Oui, la haine de l’Ottoman, et une haine bien empreinte du caractère slave, la haine née de l’horreur et de l’épouvante dans une âme naturellement pacifique, voilà l’inspiration de Kara-George. Ami de la paix, animé surtout d’un profond sentiment du juste, si une de ces deux choses subissait quelque atteinte, s’il le croyait du moins avec ou sans raison, il entrait en des colères aveugles. M. Fedor Possart en cite un exemple singulier. Quand sa sœur se maria, il lui donna pour dot entre autres objets rustiques un certain nombre de ruches d’abeilles ; il avait choisi lui-même celles qu’il destinait à sa sœur et celles qu’il voulait se réserver, car il tenait beaucoup à ses ruches, étant maître expert en tout ce qui concerne la vie agricole.

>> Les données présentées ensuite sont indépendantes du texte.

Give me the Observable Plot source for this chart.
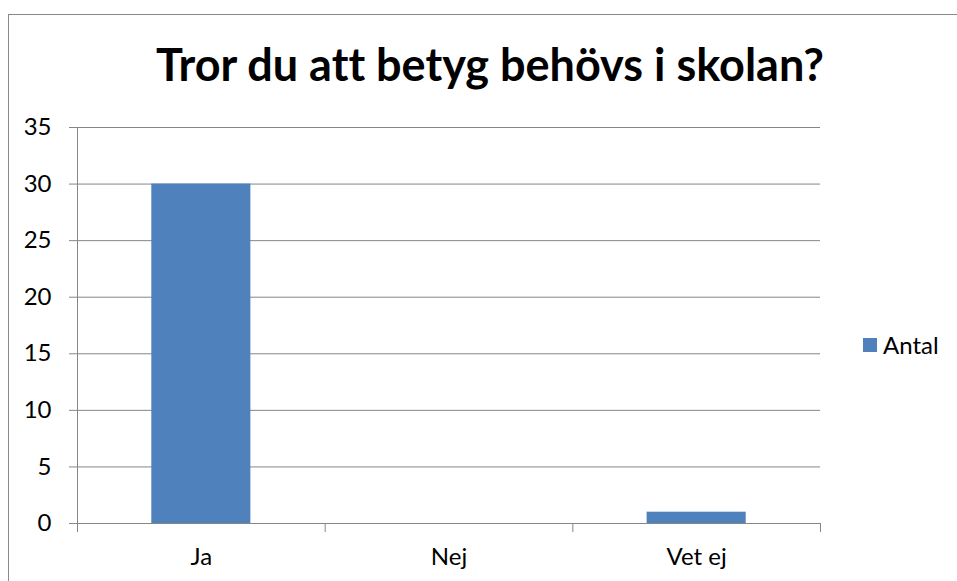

La mère, pour favoriser sa fille, profite d’un instant où George n’est plus là et modifie le triage à sa guise ; George a tout vu, il s’emporte, et, prenant une des ruches, il en coiffe la tête de sa mère, après quoi, confus de sa violence, mais toujours grondant, il va se cacher dans la forêt. Heureusement la pauvre femme en fut quitte pour quelques piqûres d’abeilles. « Ah ! s’écriait-elle en se dégageant, le vilain George ! le vilain noir ! » M. Possart affirme que le surnom de George (Tserni-George, Kara-George) est venu de là. Il ajoute, et ce détail nous plaît davantage, que la bonne mère racontait volontiers cette histoire, riant la première des étranges brusqueries de son fils et faisant le plus grand éloge de sa droiture. On devine déjà le personnage qui, devenu prince de Serbie, sera pour ses amis, pour son frère même, un si terrible justicier.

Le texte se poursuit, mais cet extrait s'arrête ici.